Jornalista diz que Fla representa ditadura: “Demônio encarnado”
JORNAL ESTADO DE MINAS: Fred Melo Paiva
Por macabra ironia, o Campeonato Brasileiro vai começar sob a marca de 100 mil mortos pela pandemia do coronavírus – um Maracanã lotado. Por isso não há de se produzir melhor imagem da nossa tragédia do que as arquibancadas vazias, amanhã, no jogo entre Flamengo e Atlético: o público ausente é a conta exata dos que não estão mais entre nós. Sucumbiram à doença, sob o desleixo e a galhofa de um projeto de genocida eleito pelo próprio povo que agora ele ajuda a matar.
E daí? “Vamos tocar a vida!” Para tanto, é perfeito esse Atlético e Flamengo, disparado o jogo mais legal da rodada. Perfeito porque em campo estarão dois dos times cujos presidentes (e um mecenas) se regozijam da afinidade com o projeto de genocida. Câmara, cascudo, troca camisa e posa de papagaio de pirata para a posteridade. Landim se mistura ao (des)governo, oferecendo base eleitoral em troca de medidas provisórias e vantagens outras, a reviver o time oficial da ditadura já em decadência, ali por 1980 e 81, de dolorosas lembranças para o atleticano. O mecenas, bem, este é como a biruta do aeroporto, aponta para onde o vento (e o dinheiro) levar.
(E o pobre do torcedor, coitado, acha um pecado quando o cronista insiste em misturar o futebol com a política.)
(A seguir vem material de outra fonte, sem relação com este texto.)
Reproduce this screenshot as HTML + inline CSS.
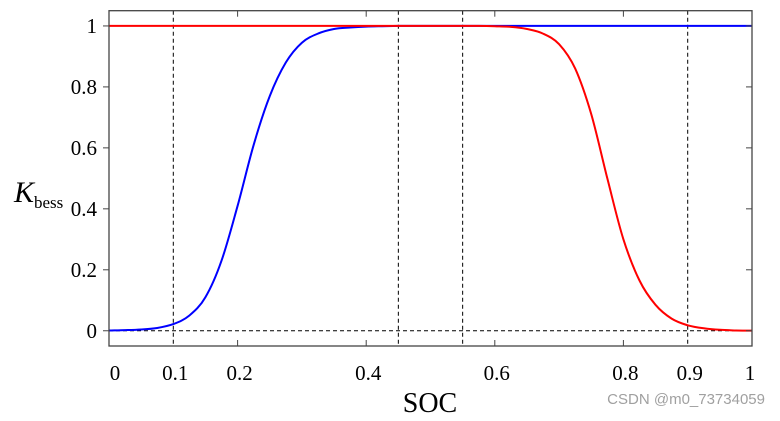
<!DOCTYPE html>
<html><head><meta charset="utf-8"><style>
body{margin:0;background:#fff;width:780px;height:416px;overflow:hidden}
</style></head><body>
<svg id="chart" width="780" height="416" xmlns="http://www.w3.org/2000/svg" style="font-family:'Liberation Serif',serif"></svg>
<script>
const xTicks=[0,0.2,0.4,0.6,0.8,1];
const xLabels=[0,0.1,0.2,0.4,0.6,0.8,0.9,1];
const yTicks=[0,0.2,0.4,0.6,0.8,1];
const yLabels=["0","0.2","0.4","0.6","0.8","1"];
const vLines=[0.1,0.45,0.55,0.9];
const socValues=[0,0.025,0.05,0.075,0.1,0.125,0.15,0.175,0.2,0.225,0.25,0.275,0.3,0.325,0.35,0.375,0.4,0.425,0.45,0.475,0.5,0.525,0.55,0.575,0.6,0.625,0.65,0.675,0.7,0.725,0.75,0.775,0.8,0.825,0.85,0.875,0.9,0.925,0.95,0.975,1];
const blueValues=[0.001,0.002,0.004,0.009,0.022,0.05,0.11,0.23,0.41,0.61,0.77,0.88,0.945,0.975,0.99,0.995,0.998,0.999,1,1,1,1,1,1,1,1,1,1,1,1,1,1,1,1,1,1,1,1,1,1,1];
const redValues=[1,1,1,1,1,1,1,1,1,1,1,1,1,1,1,1,1,1,1,1,1,1,1,1,0.999,0.997,0.99,0.975,0.94,0.86,0.71,0.5,0.3,0.165,0.085,0.04,0.018,0.008,0.003,0.001,0.0005];
const X0=109,X1=752,YT=10.7,YB=346;
const xs=v=>X0+v*(X1-X0);
const ys=v=>YB-(v+0.05)/1.1*(YB-YT);
const svg=document.getElementById('chart');
const NS='http://www.w3.org/2000/svg';
function mk(tag,attrs,parent){const e=document.createElementNS(NS,tag);for(const k in attrs)e.setAttribute(k,attrs[k]);(parent||svg).appendChild(e);return e;}
let e=mk('line',{x1:X0,x2:X1,y1:ys(0),y2:ys(0),stroke:'#000','stroke-width':1,'stroke-dasharray':'4,3'});


vLines.forEach(v=>{const l=mk('line',{x1:xs(v),x2:xs(v),y1:YT,y2:YB,stroke:'#000','stroke-width':1,'stroke-dasharray':'4,3'});

});
function path(vals,color,name){
const P=socValues.map((s,i)=>[xs(s),ys(vals[i])]);
let d='M'+P[0][0].toFixed(1)+','+P[0][1].toFixed(1);
for(let i=0;i<P.length-1;i++){const p0=P[Math.max(0,i-1)],p1=P[i],p2=P[i+1],p3=P[Math.min(P.length-1,i+2)];
const c1=[p1[0]+(p2[0]-p0[0])/6,p1[1]+(p2[1]-p0[1])/6],c2=[p2[0]-(p3[0]-p1[0])/6,p2[1]-(p3[1]-p1[1])/6];
d+='C'+c1.map(n=>n.toFixed(1)).join(',')+' '+c2.map(n=>n.toFixed(1)).join(',')+' '+p2.map(n=>n.toFixed(1)).join(',');}
const p=mk('path',{d:d,fill:'none',stroke:color,'stroke-width':2});

}
path(blueValues,'#0000ff','discharge-curve');
path(redValues,'#ff0000','charge-curve');
e=mk('rect',{x:X0,y:YT,width:X1-X0,height:YB-YT,fill:'none',stroke:'#444','stroke-width':1.3});


xTicks.forEach(v=>{mk('line',{x1:xs(v),x2:xs(v),y1:YB,y2:YB-6,stroke:'#444'});mk('line',{x1:xs(v),x2:xs(v),y1:YT,y2:YT+6,stroke:'#444'});});
yTicks.forEach((v,i)=>{mk('line',{x1:X0,x2:X0-6,y1:ys(v),y2:ys(v),stroke:'#444'});mk('line',{x1:X1,x2:X1-6,y1:ys(v),y2:ys(v),stroke:'#444'});
const t=mk('text',{x:X0-12,y:ys(v)+7,'text-anchor':'end','font-size':21});t.textContent=yLabels[i];

});
xLabels.forEach(v=>{const t=mk('text',{x:xs(v)+(v===0?6:v===1?-2:2),y:380,'text-anchor':'middle','font-size':21});t.textContent=String(v);

});
</script>
<svg style="position:absolute;left:0;top:0;font-family:'Liberation Serif',serif" width="780" height="416">
<text x="430" y="412" text-anchor="middle" font-size="28">SOC</text>
<text x="14" y="202" font-size="30" font-style="italic">K<tspan font-style="normal" font-size="17" dy="6">bess</tspan></text>
<text x="765" y="404" text-anchor="end" font-size="15" fill="#a0a0a0" style="font-family:'Liberation Sans',sans-serif">CSDN @m0_73734059</text>
</svg>
</body></html>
Pois bem, apesar dos pesares, o show precisa continuar, os clubes estão à míngua, alguns a disputar os centavos com o malabarista de sinal. Vamos admitir, não é todo mundo que tem aquele amigo capaz de pagar o seu boleto enquanto você assa a picanha, nem michelles, digo, mil cheques caídos do céu. Assim sendo, que role a pelota e sobrevivam todos aqueles com histórico de atleta, os cloroquiners e os tomadores de ozônio no c.!
Vamo, Galo, meu Gardenal, só você pra salvar a gente nesse manicômio! O Mequinha foi um bom teste: primeiro, aquele amistoso, aquela festa esquisita com gente estranha, tantas caras novas, parecia dinâmica de grupo para novos colaboradores da firma. Depois, o primeiro jogo da semi, já dando para o gasto. Ao cabo, o atropelo final, a gente já iludido, se não fosse a pandemia tava nóis na caravana para o Rio de Janeiro, apenas 10% da nossa cabeça animal ocupada com a vida, família e emprego, o resto todo consumido pelo Atlético.
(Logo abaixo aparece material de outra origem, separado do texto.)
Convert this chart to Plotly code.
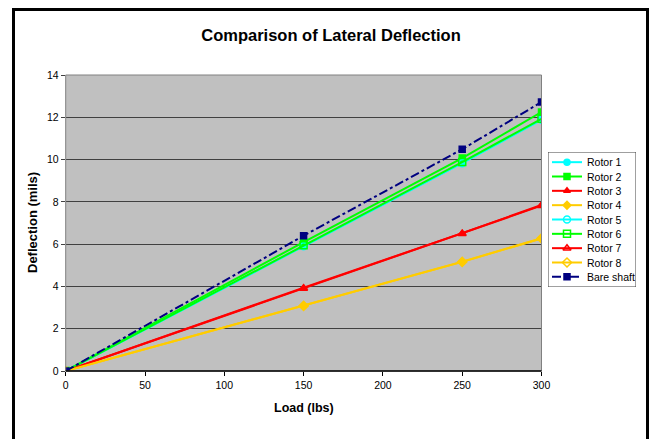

Bem disse um amigo – fora a macabra alegoria do público ausente, a arquibancada vazia apenas atrasa o inevitável: os novos funcionários permanecerão funcionários até o dia em que, já mortos uns 200 mil, finalmente serão torcedores ao encontrar a Massa ao vivo e em preto e branco, quando dar-se-á, salve, Temer!, o título inevitável.
Não sou o malabarista na busca pela vaga de trabalho, mas vejo sinais: o Atlético nunca ganhará um Campeonato Brasileiro normal, assim como aquela Libertadores foi tudo menos normal (incluindo os protestos de 2013, que ameaçaram implodir o Brasil logo na hora em que estávamos com a mão na taça). Desafortunado que é, o atleticano estará impedido de ir ao estádio quando o dia da vitória chegar. A pandemia, o derretimento das calotas polares, a guerra nuclear – alguma dúvida de que ganharemos o Brasileiro apenas e tão somente contra tudo e contra todos, como o Uberlândia campeão com seu time de infectados?
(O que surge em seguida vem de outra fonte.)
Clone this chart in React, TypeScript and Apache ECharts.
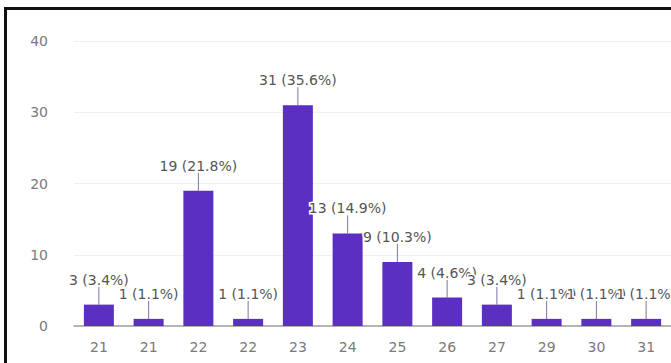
import React, { useEffect, useRef } from "react";
import * as echarts from "echarts";

// Age distribution of respondents (count per age)
const categories = ["21", "21", "22", "22", "23", "24", "25", "26", "27", "29", "30", "31"];
const counts = [3, 1, 19, 1, 31, 13, 9, 4, 3, 1, 1, 1];
const yTicks = { min: 0, max: 40, interval: 10 };

const total = counts.reduce((a, b) => a + b, 0);
const pctLabel = (v: number) => `${v} (${((v / total) * 100).toFixed(1)}%)`;

const FONT = "DejaVu Sans";
const BAR_COLOR = "#5a2fc2";
const LEADER = 18;

export default function App() {
  const ref = useRef<HTMLDivElement>(null);

  useEffect(() => {
    if (!ref.current) return;
    const chart = echarts.init(ref.current, null, { renderer: "svg" });
    chart.setOption({
      animation: false,
      backgroundColor: "#ffffff",
      grid: { left: 74, top: 41, width: 601, bottom: 37, containLabel: false },
      xAxis: {
        type: "category",
        data: categories,
        axisTick: { show: false },
        axisLine: { show: true, lineStyle: { color: "#9e9e9e", width: 1.5 } },
        axisLabel: { color: "#7a7a7a", fontFamily: FONT, fontSize: 14, margin: 14 },
        splitLine: { show: false },
      },
      yAxis: {
        type: "value",
        min: yTicks.min,
        max: yTicks.max,
        interval: yTicks.interval,
        axisLine: { show: false },
        axisTick: { show: false },
        axisLabel: { color: "#7a7a7a", fontFamily: FONT, fontSize: 14, margin: 26 },
        splitLine: { lineStyle: { color: "#f0f0f0", width: 1 } },
      },
      series: [
        {
          type: "custom",
          z: 1,
          data: counts.map((v, i) => [i, v]),
          renderItem: (_params: any, api: any) => {
            const p = api.coord([api.value(0), api.value(1)]);
            return {
              type: "line",
              shape: { x1: p[0], y1: p[1], x2: p[0], y2: p[1] - LEADER },
              style: { stroke: "#7f73a8", lineWidth: 1 },
            };
          },
        },
        {
          type: "bar",
          z: 2,
          data: counts,
          barWidth: 30,
          itemStyle: { color: BAR_COLOR },
          label: {
            show: true,
            position: "top",
            distance: LEADER,
            formatter: (p: any) => pctLabel(p.value),
            color: "#555555",
            fontFamily: FONT,
            fontSize: 14,
            textBorderColor: "#ffffff",
            textBorderWidth: 3,
          },
        },
      ],
      graphic: [
        {
          type: "line",
          shape: { x1: 4, y1: 8.5, x2: 671, y2: 8.5 },
          style: { stroke: "#111111", lineWidth: 3 },
        },
        {
          type: "line",
          shape: { x1: 5.5, y1: 7, x2: 5.5, y2: 363 },
          style: { stroke: "#111111", lineWidth: 3 },
        },
      ],
    });
    return () => chart.dispose();
  }, []);

  return (
    <div
      ref={ref}
      style={{ position: "absolute", left: 0, top: 0, width: 671, height: 363 }}
    />
  );
}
Tu vens, Flamengo, e eu já escuto sinais nesse início de caminhada justamente contra esse demônio encarnado. O ponto de partida a partir do ponto final, quando, em 1981, assassinaram nossos sonhos de criança. Sim, eu tinha 10 anos, minha avó tinha sido freira e nós dois compartilhávamos (e também o Raul Seixas) o medo da chuva. Ao se aproximarem os cumulonimbus, punha-me a rezar como uma Damares diante do comunismo inexistente. O Flamengo de Wright acabou com a minha fé: não havia Deus e nem a Justiça dos homens. Eu fiquei adulto com 10 anos, foi o ponto final.
Agora, pois, o time a ser batido é o Flamengo, o Flamengo do Bolsonaro – assim como aquele outro, o Flamengo do general Figueiredo. O dia em que o Galo ganhar o Brasileiro, há de ser contra a ditadura e contra o Flamengo, porque o mundo, e mesmo a Terra plana, ele dá voltas. E como me disse uma vez o Chico Pinheiro, a evocar Jesus (não o do Benfica), a vida sempre vence a morte. Amém.